GOAL OF THE EXERCISE
Copy word for word the lines in the records below, starting at the line with "Clone this diagram in TikZ." and ending at the line with "(0,0) rectangle (807,686);". Skip the pictures.

PROVIDED INFORMATION
###
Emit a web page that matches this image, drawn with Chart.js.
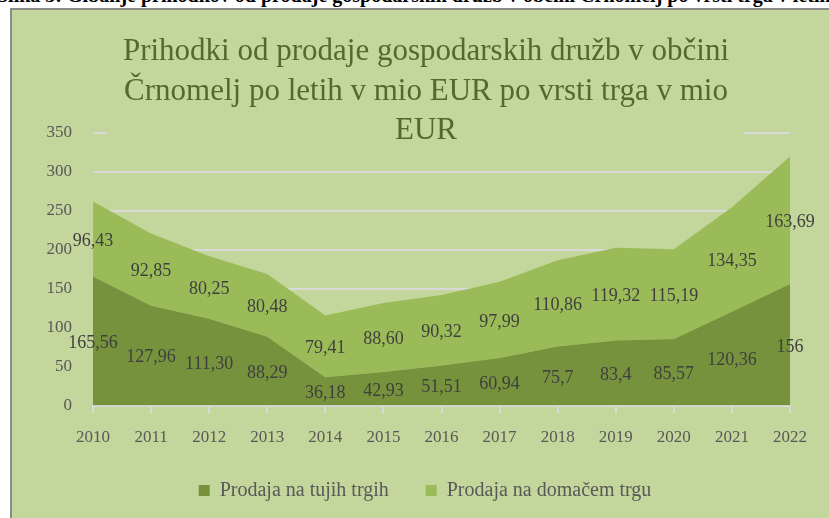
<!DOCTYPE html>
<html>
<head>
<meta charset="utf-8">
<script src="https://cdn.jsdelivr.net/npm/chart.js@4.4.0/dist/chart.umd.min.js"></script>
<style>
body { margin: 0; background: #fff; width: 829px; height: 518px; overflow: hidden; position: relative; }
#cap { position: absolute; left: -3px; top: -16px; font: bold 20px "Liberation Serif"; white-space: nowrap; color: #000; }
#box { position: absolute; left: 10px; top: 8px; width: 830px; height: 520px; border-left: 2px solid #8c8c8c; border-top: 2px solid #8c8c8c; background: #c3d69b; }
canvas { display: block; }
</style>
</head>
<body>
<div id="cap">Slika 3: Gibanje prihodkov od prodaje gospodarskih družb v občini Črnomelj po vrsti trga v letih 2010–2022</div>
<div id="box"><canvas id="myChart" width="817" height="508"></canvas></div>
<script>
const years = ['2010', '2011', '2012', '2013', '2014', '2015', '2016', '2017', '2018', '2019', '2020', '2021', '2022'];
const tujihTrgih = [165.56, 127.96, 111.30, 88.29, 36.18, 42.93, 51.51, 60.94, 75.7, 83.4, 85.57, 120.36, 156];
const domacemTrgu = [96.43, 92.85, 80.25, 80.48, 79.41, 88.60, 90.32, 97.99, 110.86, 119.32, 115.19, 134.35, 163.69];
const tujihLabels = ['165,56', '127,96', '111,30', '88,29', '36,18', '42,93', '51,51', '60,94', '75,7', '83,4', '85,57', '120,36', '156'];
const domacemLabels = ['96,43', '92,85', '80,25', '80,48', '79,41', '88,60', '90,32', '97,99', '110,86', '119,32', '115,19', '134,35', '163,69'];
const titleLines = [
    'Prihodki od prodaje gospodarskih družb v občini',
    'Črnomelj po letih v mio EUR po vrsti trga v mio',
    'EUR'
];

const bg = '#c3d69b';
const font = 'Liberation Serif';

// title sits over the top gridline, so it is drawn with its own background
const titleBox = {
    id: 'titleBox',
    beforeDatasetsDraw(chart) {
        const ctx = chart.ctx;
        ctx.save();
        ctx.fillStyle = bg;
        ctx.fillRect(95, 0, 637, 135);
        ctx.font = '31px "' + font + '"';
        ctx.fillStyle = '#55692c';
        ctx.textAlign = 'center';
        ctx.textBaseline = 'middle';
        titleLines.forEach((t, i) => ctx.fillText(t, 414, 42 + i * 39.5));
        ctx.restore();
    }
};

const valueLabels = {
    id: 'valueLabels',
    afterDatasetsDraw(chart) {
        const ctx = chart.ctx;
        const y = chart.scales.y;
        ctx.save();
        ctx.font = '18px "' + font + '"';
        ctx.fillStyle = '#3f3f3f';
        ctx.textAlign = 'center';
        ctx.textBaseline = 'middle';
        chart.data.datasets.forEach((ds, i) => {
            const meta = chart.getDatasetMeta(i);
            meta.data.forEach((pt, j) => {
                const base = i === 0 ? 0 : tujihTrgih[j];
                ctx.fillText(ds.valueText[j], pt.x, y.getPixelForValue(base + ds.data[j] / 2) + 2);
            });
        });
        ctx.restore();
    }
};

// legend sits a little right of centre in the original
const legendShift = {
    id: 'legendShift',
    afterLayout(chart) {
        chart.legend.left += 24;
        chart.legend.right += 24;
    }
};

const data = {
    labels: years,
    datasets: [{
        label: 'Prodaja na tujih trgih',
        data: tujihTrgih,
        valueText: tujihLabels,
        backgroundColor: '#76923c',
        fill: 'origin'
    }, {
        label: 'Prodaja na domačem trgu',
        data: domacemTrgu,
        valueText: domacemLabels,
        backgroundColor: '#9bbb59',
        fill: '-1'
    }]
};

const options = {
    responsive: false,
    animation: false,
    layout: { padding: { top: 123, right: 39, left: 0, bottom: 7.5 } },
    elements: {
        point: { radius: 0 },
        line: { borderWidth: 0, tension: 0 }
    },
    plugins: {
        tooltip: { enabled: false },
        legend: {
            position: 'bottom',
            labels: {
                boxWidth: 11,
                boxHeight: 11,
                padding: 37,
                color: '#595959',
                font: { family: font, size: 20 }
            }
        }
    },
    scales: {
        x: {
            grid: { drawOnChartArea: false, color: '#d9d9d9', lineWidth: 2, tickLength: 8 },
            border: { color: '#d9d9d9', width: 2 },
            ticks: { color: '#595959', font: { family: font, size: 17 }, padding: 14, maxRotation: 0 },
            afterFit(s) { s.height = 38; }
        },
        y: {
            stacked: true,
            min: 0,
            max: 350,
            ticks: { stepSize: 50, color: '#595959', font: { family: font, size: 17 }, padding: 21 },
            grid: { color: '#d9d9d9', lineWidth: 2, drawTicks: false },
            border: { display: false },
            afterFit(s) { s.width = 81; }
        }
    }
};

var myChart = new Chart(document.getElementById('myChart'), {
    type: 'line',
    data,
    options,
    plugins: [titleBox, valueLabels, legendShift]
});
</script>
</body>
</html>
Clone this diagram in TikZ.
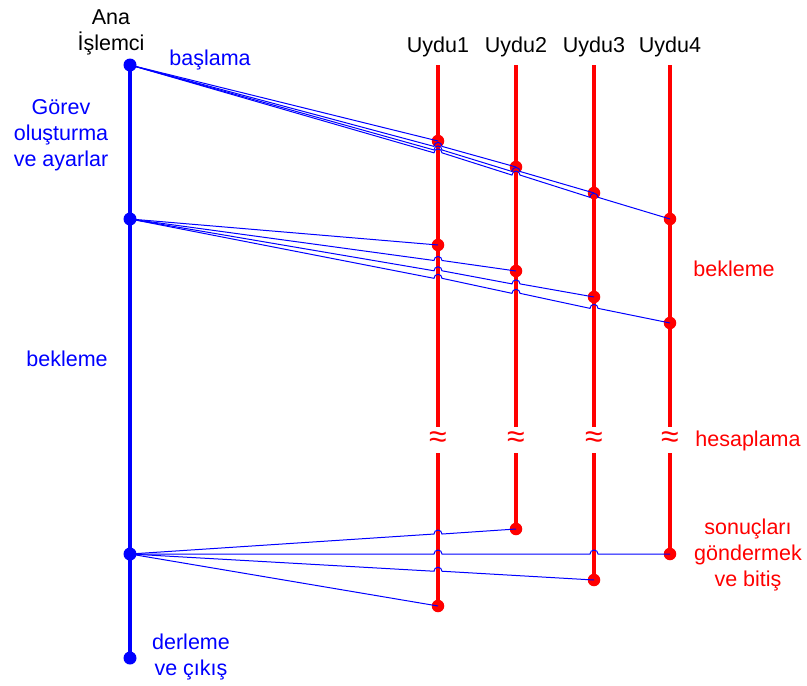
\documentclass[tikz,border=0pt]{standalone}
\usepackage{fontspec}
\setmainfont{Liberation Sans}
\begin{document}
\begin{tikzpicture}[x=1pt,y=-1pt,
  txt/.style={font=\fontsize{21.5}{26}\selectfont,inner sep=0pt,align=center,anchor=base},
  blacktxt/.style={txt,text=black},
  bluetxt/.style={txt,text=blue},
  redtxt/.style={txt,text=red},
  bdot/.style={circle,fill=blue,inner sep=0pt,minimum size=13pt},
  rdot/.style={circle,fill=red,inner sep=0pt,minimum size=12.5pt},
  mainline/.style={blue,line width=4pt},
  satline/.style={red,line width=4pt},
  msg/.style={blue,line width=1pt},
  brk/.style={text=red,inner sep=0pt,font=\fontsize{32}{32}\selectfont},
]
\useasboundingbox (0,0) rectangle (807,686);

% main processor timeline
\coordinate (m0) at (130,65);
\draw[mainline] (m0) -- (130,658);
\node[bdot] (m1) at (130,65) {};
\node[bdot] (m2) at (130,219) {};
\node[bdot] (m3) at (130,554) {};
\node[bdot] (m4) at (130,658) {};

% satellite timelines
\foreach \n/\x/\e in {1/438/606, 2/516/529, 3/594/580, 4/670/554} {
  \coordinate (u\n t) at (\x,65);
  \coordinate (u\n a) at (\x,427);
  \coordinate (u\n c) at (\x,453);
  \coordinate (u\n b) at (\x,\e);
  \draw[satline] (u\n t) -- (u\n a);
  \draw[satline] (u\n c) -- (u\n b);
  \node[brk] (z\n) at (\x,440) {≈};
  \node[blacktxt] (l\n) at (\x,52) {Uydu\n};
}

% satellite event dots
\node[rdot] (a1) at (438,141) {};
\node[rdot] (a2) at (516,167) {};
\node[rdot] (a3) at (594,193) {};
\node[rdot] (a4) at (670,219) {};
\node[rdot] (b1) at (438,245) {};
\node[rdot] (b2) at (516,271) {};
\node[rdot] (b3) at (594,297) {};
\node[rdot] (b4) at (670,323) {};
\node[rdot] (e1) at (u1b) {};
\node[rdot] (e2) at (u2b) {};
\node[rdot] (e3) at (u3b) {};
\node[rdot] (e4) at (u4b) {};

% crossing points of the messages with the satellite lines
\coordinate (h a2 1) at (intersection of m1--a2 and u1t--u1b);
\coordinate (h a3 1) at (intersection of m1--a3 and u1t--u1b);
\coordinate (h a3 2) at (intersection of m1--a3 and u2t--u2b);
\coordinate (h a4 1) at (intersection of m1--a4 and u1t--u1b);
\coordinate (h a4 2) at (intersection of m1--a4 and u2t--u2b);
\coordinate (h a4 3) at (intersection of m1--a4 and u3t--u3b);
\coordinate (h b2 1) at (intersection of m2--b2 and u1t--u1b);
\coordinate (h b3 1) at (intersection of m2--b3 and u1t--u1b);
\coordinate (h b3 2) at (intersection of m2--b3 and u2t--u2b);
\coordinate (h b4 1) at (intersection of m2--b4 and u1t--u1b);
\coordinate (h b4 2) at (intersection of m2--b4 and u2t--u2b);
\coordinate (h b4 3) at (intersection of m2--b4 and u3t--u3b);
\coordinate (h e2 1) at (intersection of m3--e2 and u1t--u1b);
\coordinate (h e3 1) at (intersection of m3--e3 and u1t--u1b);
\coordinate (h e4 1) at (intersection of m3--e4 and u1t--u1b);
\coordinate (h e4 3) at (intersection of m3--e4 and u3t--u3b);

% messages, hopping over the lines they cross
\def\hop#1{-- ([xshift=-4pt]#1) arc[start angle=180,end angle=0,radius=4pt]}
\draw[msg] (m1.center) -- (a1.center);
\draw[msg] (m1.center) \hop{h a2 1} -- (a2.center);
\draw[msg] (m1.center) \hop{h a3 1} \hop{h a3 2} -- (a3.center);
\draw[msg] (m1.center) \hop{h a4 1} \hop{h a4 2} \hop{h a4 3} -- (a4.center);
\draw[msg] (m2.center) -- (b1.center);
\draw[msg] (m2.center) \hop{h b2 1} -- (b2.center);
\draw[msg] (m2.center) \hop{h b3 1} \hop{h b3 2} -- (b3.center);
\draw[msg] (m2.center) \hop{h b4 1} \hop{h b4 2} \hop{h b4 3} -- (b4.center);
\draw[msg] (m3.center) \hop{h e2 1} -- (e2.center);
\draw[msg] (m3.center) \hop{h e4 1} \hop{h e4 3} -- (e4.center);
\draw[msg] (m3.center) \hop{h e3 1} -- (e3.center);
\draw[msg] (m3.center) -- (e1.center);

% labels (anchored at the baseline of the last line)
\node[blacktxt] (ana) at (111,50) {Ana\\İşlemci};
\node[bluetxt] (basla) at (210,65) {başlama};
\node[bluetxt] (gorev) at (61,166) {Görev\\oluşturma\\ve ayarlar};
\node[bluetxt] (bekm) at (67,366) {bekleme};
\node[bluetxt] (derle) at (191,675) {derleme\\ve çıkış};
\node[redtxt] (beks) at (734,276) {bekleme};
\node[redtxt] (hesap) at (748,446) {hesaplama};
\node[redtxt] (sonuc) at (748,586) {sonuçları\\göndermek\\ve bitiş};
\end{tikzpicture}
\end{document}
###
SOLUTION TO THE PROBLEM
Clone this diagram in TikZ.
\documentclass[tikz,border=0pt]{standalone}
\usepackage{fontspec}
\setmainfont{Liberation Sans}
\begin{document}
\begin{tikzpicture}[x=1pt,y=-1pt,
  txt/.style={font=\fontsize{21.5}{26}\selectfont,inner sep=0pt,align=center,anchor=base},
  blacktxt/.style={txt,text=black},
  bluetxt/.style={txt,text=blue},
  redtxt/.style={txt,text=red},
  bdot/.style={circle,fill=blue,inner sep=0pt,minimum size=13pt},
  rdot/.style={circle,fill=red,inner sep=0pt,minimum size=12.5pt},
  mainline/.style={blue,line width=4pt},
  satline/.style={red,line width=4pt},
  msg/.style={blue,line width=1pt},
  brk/.style={text=red,inner sep=0pt,font=\fontsize{32}{32}\selectfont},
]
\useasboundingbox (0,0) rectangle (807,686);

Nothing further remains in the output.